PART II: When Public Administration and Civil Society Work Together: Lessons From the Serbia–Kosovo Normalization Process
This dynamic, the interplay of civil society and administration, is not unique to the Balkans. Across OECD countries, collaborative governance is becoming the new normal. Research on “co-production”, the idea that public services and policies should be designed together with communities and civil society , shows that reforms are more durable, more legitimate, and more effective when they emerge from such partnerships.
Countries such as Canada, Finland, and New Zealand rely on civil society to help redesign healthcare systems, shape environmental policy, reform education, and innovate local governance. In Ukraine, digital governance reforms survived and expanded during wartime precisely because NGOs, tech experts, and public institutions worked together in ways that would have been unthinkable a decade ago.
All of these points to a larger truth: public administration cannot manage today’s challenges alone, and civil society cannot meaningfully change systems without institutional partners. Their strengths are fundamentally complementary. Public administration carries institutional memory, legal mandate, and stability. Civil society brings flexibility, creativity, trust, and direct insight into citizens’ needs. When the two act as adversaries by default, both become weaker. But when they act as partners, even with occasional tension, they can achieve meaningful results.
This is why I find the current narrative about the “death of the NGO sector” misguided. What’s fading is not civil society itself but an outdated model of NGO-ization: organizations operating in isolation, driven by short-term donor cycles, disconnected from local communities and largely ignored by state institutions. The emerging model Is very different. It is one where civil society becomes embedded in wider networks that include administration, universities, businesses, and citizen groups. Organizations become knowledge producers, watchdogs, implementers, and mediators at the same time. They maintain independence while becoming more integrated in policy processes. In the Serbia–Kosovo normalization process, this shift has been especially important. When political leaders failed to advance technical agreements, civil society kept them alive. When public administration lacked guidance, civil society provided data, analysis, and public pressure. When communities felt the consequences of stalled implementation, civil society amplified their concerns. And when international partners needed clarity, civil society often offered the most reliable picture of what was happening on the ground.

Through these interactions, a cautious but meaningful level of trust began to develop. Public institutions opened doors to discussions. Data started to flow more freely. Civil society organizations were invited to working groups and consultations. And although this has not resulted in a perfect process, it has prevented complete stagnation and kept citizens’ needs at the center even when political narratives shifted elsewhere.
What this shows is that meaningful progress is rarely linear or comes through dramatic breakthroughs. It grows through quiet cooperation, long-term engagement, and a willingness to work in the gray zone between politics and policy. It comes from recognizing that governance in divided societies requires more than formal agreements or high-level declarations. It requires relationships, trust, knowledge, and persistent engagement from actors who may not always agree, but who understand that they share responsibility for the public good.

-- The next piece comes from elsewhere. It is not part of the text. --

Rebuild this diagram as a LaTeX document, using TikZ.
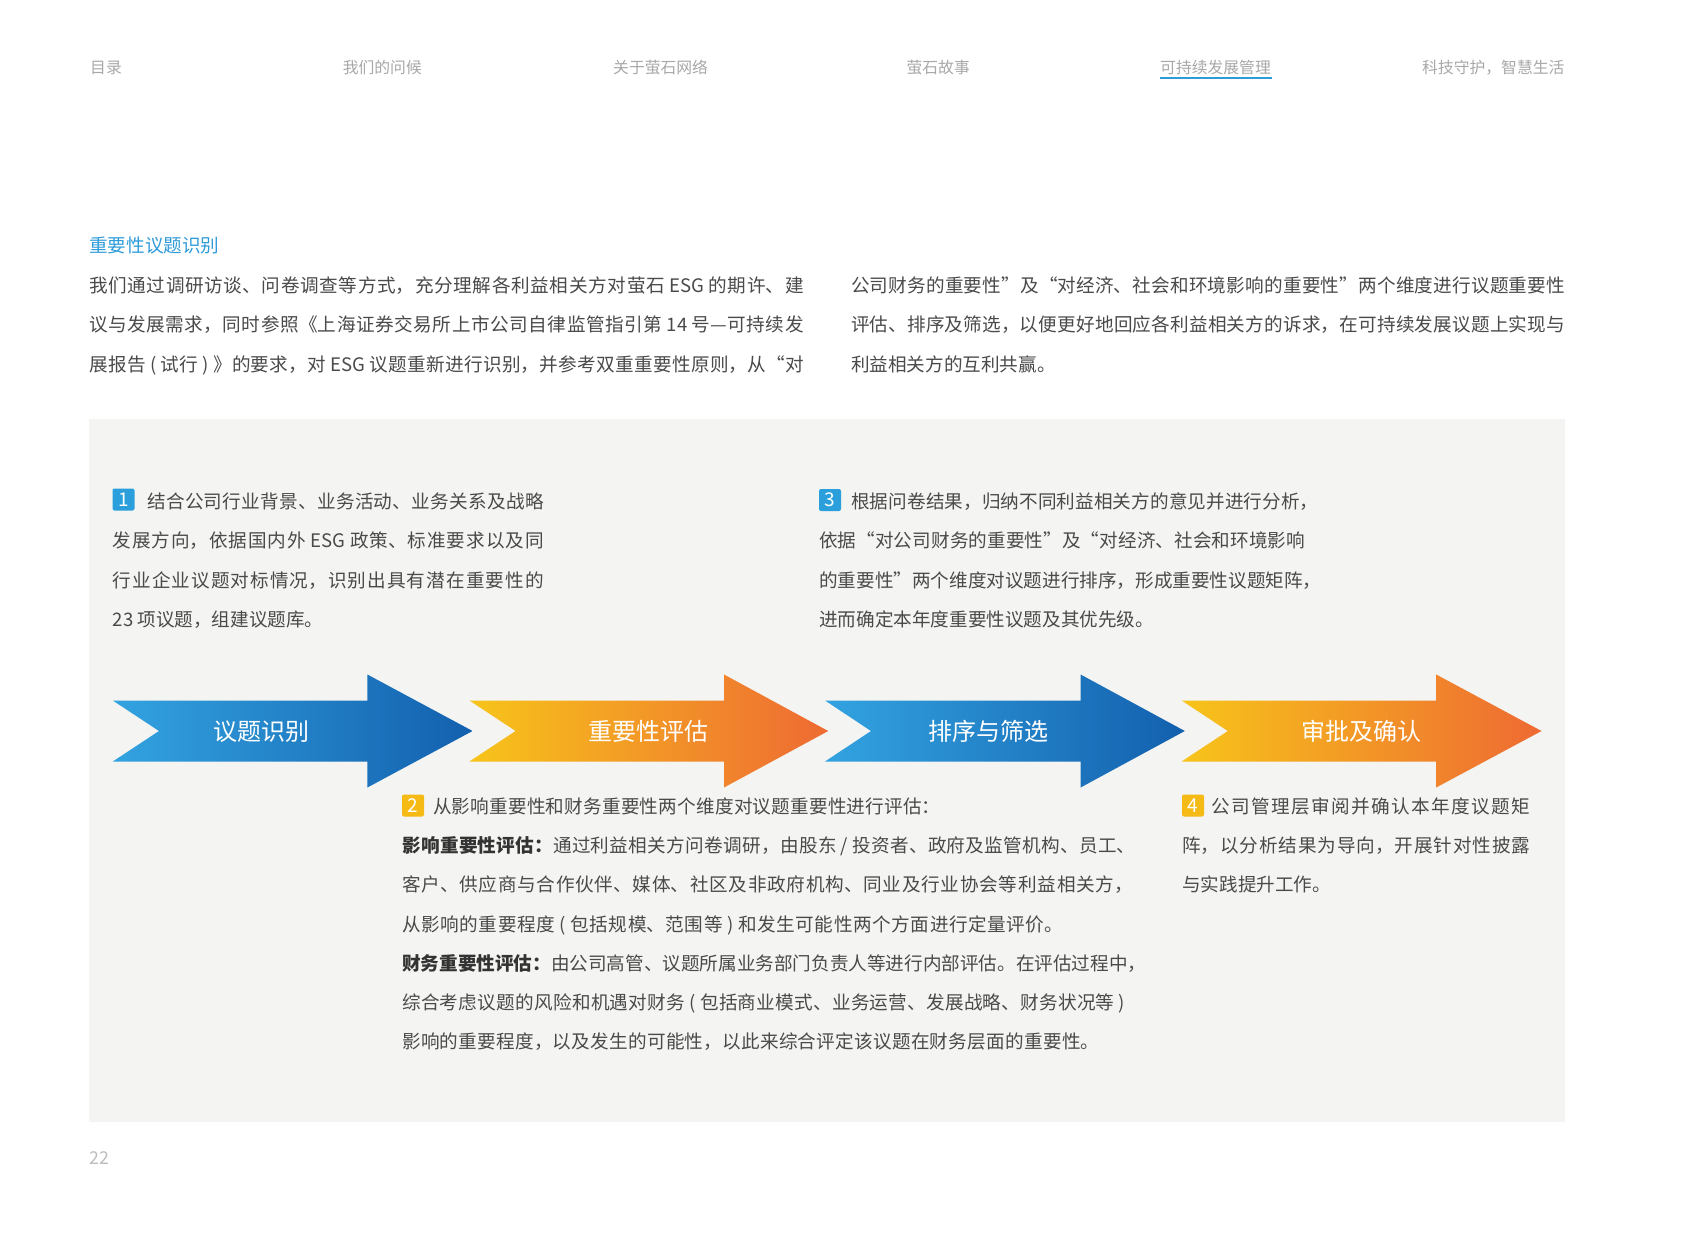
\documentclass[tikz,border=0pt]{standalone}
\usepackage{fontspec}
\setmainfont{Noto Sans CJK SC}
\XeTeXlinebreaklocale "zh"
\XeTeXlinebreakskip=0pt plus 4pt
\XeTeXlinebreakpenalty=10000
\definecolor{navgray}{HTML}{A8A8A8}
\definecolor{navblue}{HTML}{2F9CDA}
\definecolor{titleblue}{HTML}{2F9CDA}
\definecolor{bodytext}{HTML}{4A4A4A}
\definecolor{boldtext}{HTML}{333333}
\definecolor{boxgray}{HTML}{F4F4F2}
\definecolor{bluel}{HTML}{33A3E0}
\definecolor{bluer}{HTML}{1360AE}
\definecolor{orangel}{HTML}{F7C41A}
\definecolor{oranger}{HTML}{EE6A33}
\definecolor{badgeblue}{HTML}{2A9FDC}
\definecolor{badgeyellow}{HTML}{F6BA15}
\definecolor{pagegray}{HTML}{BDBDBD}
\newcommand{\fs}[1]{\fontsize{#1pt}{#1pt}\selectfont}
\newcommand{\jl}[2]{\parbox[b]{#1pt}{\parfillskip=0pt\relax #2}}
\newcommand{\hp}[1]{\makebox[0.45em][l]{#1}}
\newcommand{\bt}[1]{{\bfseries\color{boldtext}#1}}
\tikzset{
  nav/.style={anchor=base west, inner sep=0pt, text=navgray, font=\fs{15.8}},
  body/.style={anchor=base west, inner sep=0pt, text=bodytext, font=\fs{18.6}},
  lbl/.style={anchor=base, inner sep=0pt, text=white, font=\fs{24}},
  badge/.style={minimum size=22pt, inner sep=0pt, rounded corners=2pt, text=white, font=\fs{19}},
  bluearrow/.style={left color=bluel, right color=bluer},
  orangearrow/.style={left color=orangel, right color=oranger},
}
\begin{document}
\begin{tikzpicture}[x=1pt,y=-1pt]
\useasboundingbox (0,0) rectangle (1684,1241);
\fill[white] (0,0) rectangle (1684,1241);

% navigation
\node[nav] (n1) at (90,73.5) {目录};
\node[nav] (n2) at (342.6,73.5) {我们的问候};
\node[nav] (n3) at (613,73.5) {关于萤石网络};
\node[nav] (n4) at (906.4,73.5) {萤石故事};
\node[nav] (n5) at (1160,73.5) {可持续发展管理};
\node[nav] (n6) at (1422,73.5) {科技守护，智慧生活};
\draw[navblue, line width=2.2pt] (1160,77.7) -- (1271.6,77.7);

% title and intro
\node[body, text=titleblue] (title) at (89,252.1) {重要性议题识别};
\node[body] (p1) at (89,292.1) {\jl{714.5}{我们通过调研访谈、问卷调查等方式，充分理解各利益相关方对萤石~ESG~的期许、建}};
\node[body] (p2) at (89,331.6) {\jl{714.5}{议与发展需求，同时参照《上海证券交易所上市公司自律监管指引第~14~号—可持续发}};
\node[body] (p3) at (89,371.1) {\jl{714.5}{展报告~(~试行~)~》的要求，对~ESG~议题重新进行识别，并参考双重重要性原则，从“对}};
\node[body] (r1) at (850.8,292.1) {\jl{714.2}{公司财务的重要性”及“对经济、社会和环境影响的重要性”两个维度进行议题重要性}};
\node[body] (r2) at (850.8,331.6) {\jl{714.2}{评估、排序及筛选，以便更好地回应各利益相关方的诉求，在可持续发展议题上实现与}};
\node[body] (r3) at (850.8,371.1) {利益相关方的互利共赢。};

% grey panel
\fill[boxgray] (89,419) rectangle (1565,1122);

% step 1
\node[badge, fill=badgeblue] (b1) at (123.5,499.5) {1};
\node[body] (s1a) at (147,508.1) {\jl{396.5}{结合公司行业背景、业务活动、业务关系及战略}};
\node[body] (s1b) at (112.5,547.6) {\jl{431}{发展方向，依据国内外~ESG~政策、标准要求以及同}};
\node[body] (s1c) at (112.5,587.1) {\jl{431}{行业企业议题对标情况，识别出具有潜在重要性的}};
\node[body] (s1d) at (112.5,626.1) {23~项议题，组建议题库。};

% step 3
\node[badge, fill=badgeblue] (b3) at (830,500) {3};
\node[body] (s3a) at (851,508.1) {\jl{457}{根据问卷结果，归纳不同利益相关方的意见并进行分析\hp{，}}};
\node[body] (s3b) at (819,547.6) {\jl{486}{依据“对公司财务的重要性”及“对经济、社会和环境影响}};
\node[body] (s3c) at (819,587.1) {\jl{489}{的重要性”两个维度对议题进行排序，形成重要性议题矩阵\hp{，}}};
\node[body] (s3d) at (819,626.1) {进而确定本年度重要性议题及其优先级。};

% arrows
\shade[bluearrow] (112.8,700.5) -- (367.4,700.5) -- (367.4,674.5) -- (472.6,731) -- (367.4,787.5) -- (367.4,761.5) -- (112.8,761.5) -- (159,731) -- cycle;
\shade[orangearrow] (469.4,700.5) -- (724,700.5) -- (724,674.5) -- (828.2,731) -- (724,787.5) -- (724,761.5) -- (469.4,761.5) -- (515.6,731) -- cycle;
\shade[bluearrow] (825,700.5) -- (1080.6,700.5) -- (1080.6,674.5) -- (1184.8,731) -- (1080.6,787.5) -- (1080.6,761.5) -- (825,761.5) -- (871,731) -- cycle;
\shade[orangearrow] (1181.6,700.5) -- (1436.2,700.5) -- (1436.2,674.5) -- (1541.5,731) -- (1436.2,787.5) -- (1436.2,761.5) -- (1181.6,761.5) -- (1227.8,731) -- cycle;
\node[lbl] (l1) at (261,740.1) {议题识别};
\node[lbl] (l2) at (648,740.1) {重要性评估};
\node[lbl] (l3) at (988,740.1) {排序与筛选};
\node[lbl] (l4) at (1361.5,740.1) {审批及确认};

% step 2
\node[badge, fill=badgeyellow] (b2) at (413,805.5) {2};
\node[body] (s2a) at (433,813.1) {\jl{497}{从影响重要性和财务重要性两个维度对议题重要性进行评估\hp{：}}};
\node[body] (s2b) at (402,852.4) {\jl{723}{\bt{影响重要性评估：}通过利益相关方问卷调研，由股东~/~投资者、政府及监管机构、员工\hp{、}}};
\node[body] (s2c) at (402,891.7) {\jl{720.5}{客户、供应商与合作伙伴、媒体、社区及非政府机构、同业及行业协会等利益相关方\hp{，}}};
\node[body] (s2d) at (402,931) {\jl{661}{从影响的重要程度~(~包括规模、范围等~)~和发生可能性两个方面进行定量评价。}};
\node[body] (s2e) at (402,970.3) {\jl{730}{\bt{财务重要性评估：}由公司高管、议题所属业务部门负责人等进行内部评估。在评估过程中\hp{，}}};
\node[body] (s2f) at (402,1009.6) {\jl{723}{综合考虑议题的风险和机遇对财务~(~包括商业模式、业务运营、发展战略、财务状况等~)}};
\node[body] (s2g) at (402,1048.9) {\jl{697}{影响的重要程度，以及发生的可能性，以此来综合评定该议题在财务层面的重要性。}};

% step 4
\node[badge, fill=badgeyellow] (b4) at (1193,805.5) {4};
\node[body] (s4a) at (1211,813.1) {\jl{319}{公司管理层审阅并确认本年度议题矩}};
\node[body] (s4b) at (1182,852.4) {\jl{348}{阵，以分析结果为导向，开展针对性披露}};
\node[body] (s4c) at (1182,891.7) {与实践提升工作。};

% page number
\node[anchor=base west, inner sep=0pt, text=pagegray, font=\fs{17.7}] (pg) at (89,1164.5) {22};
\end{tikzpicture}
\end{document}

The key lesson is simple: neither public administration nor civil society can operate effectively on its own. The challenges they face are too complex for siloed efforts. The notion that NGOs are fading misses the point entirely. They are not disappearing; they are evolving into a more collaborative and embedded role.
The real danger is not the decline of NGOs but the illusion that the state and civil society can function separately, each guarding its own territory. The future of governance in the Balkans and beyond will depend on how well we learn to work together, to share responsibilities, and to build systems that reflect the needs and capacities of both institutions and communities. The Serbia-Kosovo process shows that progress happens when people inside and outside institutions refuse to accept stagnation as inevitable. That is where genuine change begins, and that is where the future lies.